During the “Documenting Atrocity: Medicine, Law, and Accountability in Conflict Zones” panel, organized by Cardozo 1L students Alex Nesmith and William Jaffe, lawyers and doctors discussed the systemic hurdles that come with helping clients and patients who have experienced mass atrocity, and how legal remedy alongside medical treatment are crucial to the healing process.
Dr. Hawthorne E. Smith, program director at the Bellevue/NYU Program for Survivors of Torture and a clinical associate professor in the NYU Department of Psychiatry, told law students that their work can be therapeutic to those they help, even if what they do is not therapy.
He emphasized that a common thread between lawyers and clinicians is to give their clients and patients the space to feel safe and empowered.
“Empowerment — not coming from an ‘expert’ standpoint of ‘I’m a lawyer, I’m a clinician, here is how we’re going to do this according to this protocol,’ even with protocol, we need to be flexible,” Dr. Smith said. “We need to have more of a collaborative stance with these folks, make them feel like we have a stake in this. It’s our job, but it’s their lives, and we need to respect that.”
Several Cardozo alumni were P*LAW panelists. They included Taylor Brown ’17, assistant attorney general in the Civil Rights Bureau Office of the New York State Attorney General; Lynly Egyes ’09, legal director for the Transgender Law Center; and Jessie Shaw ’21, senior attorney with the New York State Department of Environmental Conservation. They were given the platform to share their insights and experiences in their chosen fields with the next generation of Cardozo lawyers.
Students played a key role in organizing and coordinating the week’s events.
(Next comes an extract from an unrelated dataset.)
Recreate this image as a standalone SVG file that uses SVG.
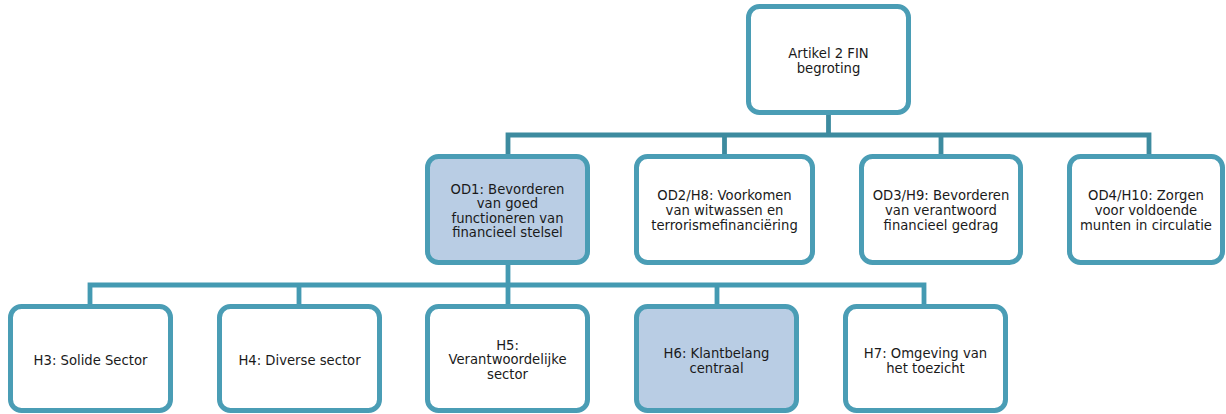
<svg xmlns="http://www.w3.org/2000/svg" width="1226" height="414" viewBox="0 0 1226 414">
<style>
.box{fill:#ffffff;stroke:#4a9db5;stroke-width:5}
.hl{fill:#b9cde4}
.c1{fill:none;stroke:#3d8b9f;stroke-width:4.8;stroke-linejoin:miter}
.c2{fill:none;stroke:#449ab2;stroke-width:4.8;stroke-linejoin:miter}
text{font-family:"DejaVu Sans","Verdana",sans-serif;font-size:13.2px;fill:#1a1a1a;text-anchor:middle}
</style>
<rect width="1226" height="414" fill="#ffffff"/>
<g id="connectors">
<path class="c1" d="M828.5,114 V135 M508,156 V135 H1149 V156 M724.5,135 V156 M941,135 V156"/>
<path class="c2" d="M508,264 V285 M90,305 V285 H924 V305 M299,285 V305 M508,285 V305 M717,285 V305"/>
</g>
<g id="n_top">
<rect class="box" x="748.5" y="6.5" width="160" height="106" rx="11"/>
<text x="828.5" y="57.5">Artikel 2 FIN</text>
<text x="828.5" y="72.5">begroting</text>
</g>
<g id="n_od1">
<rect class="box hl" x="427.5" y="156.5" width="160" height="106" rx="11"/>
<text x="507.5" y="194">OD1: Bevorderen</text>
<text x="507.5" y="208.3">van goed</text>
<text x="507.5" y="222.6">functioneren van</text>
<text x="507.5" y="236.9">financieel stelsel</text>
</g>
<g id="n_od2">
<rect class="box" x="636.5" y="156.5" width="176" height="106" rx="11"/>
<text x="724.5" y="199.5">OD2/H8: Voorkomen</text>
<text x="724.5" y="214.5">van witwassen en</text>
<text x="724.5" y="229.5">terrorismefinanciëring</text>
</g>
<g id="n_od3">
<rect class="box" x="861.5" y="156.5" width="159" height="106" rx="11"/>
<text x="941" y="199.5">OD3/H9: Bevorderen</text>
<text x="941" y="214.5">van verantwoord</text>
<text x="941" y="229.5">financieel gedrag</text>
</g>
<g id="n_od4">
<rect class="box" x="1069.5" y="156.5" width="153" height="106" rx="11"/>
<text x="1146" y="199.5">OD4/H10: Zorgen</text>
<text x="1146" y="214.5">voor voldoende</text>
<text x="1146" y="229.5">munten in circulatie</text>
</g>
<g id="n_h3">
<rect class="box" x="10.5" y="306.5" width="160" height="104" rx="11"/>
<text x="90.5" y="365">H3: Solide Sector</text>
</g>
<g id="n_h4">
<rect class="box" x="219.5" y="306.5" width="160" height="104" rx="11"/>
<text x="299.5" y="365">H4: Diverse sector</text>
</g>
<g id="n_h5">
<rect class="box" x="427.5" y="306.5" width="160" height="104" rx="11"/>
<text x="507.5" y="350">H5:</text>
<text x="507.5" y="364.3">Verantwoordelijke</text>
<text x="507.5" y="378.6">sector</text>
</g>
<g id="n_h6">
<rect class="box hl" x="636.5" y="306.5" width="160" height="104" rx="11"/>
<text x="716.5" y="358.3">H6: Klantbelang</text>
<text x="716.5" y="372.5">centraal</text>
</g>
<g id="n_h7">
<rect class="box" x="845.5" y="306.5" width="160" height="104" rx="11"/>
<text x="925.5" y="358.3">H7: Omgeving van</text>
<text x="925.5" y="372.5">het toezicht</text>
</g>
</svg>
They developed panel themes, reached out to experts, and led and moderated discussions.
“I am so grateful to the student planners for facilitating interesting, important, and engaging programming during P*LAW,” said Zachary Dugan, assistant director of the Center for Public Service Law and Office of Career Services. “Their time and energy created a buzz around the school, and we look forward to their involvement — and new student planners, too — when P*LAW happens next year.”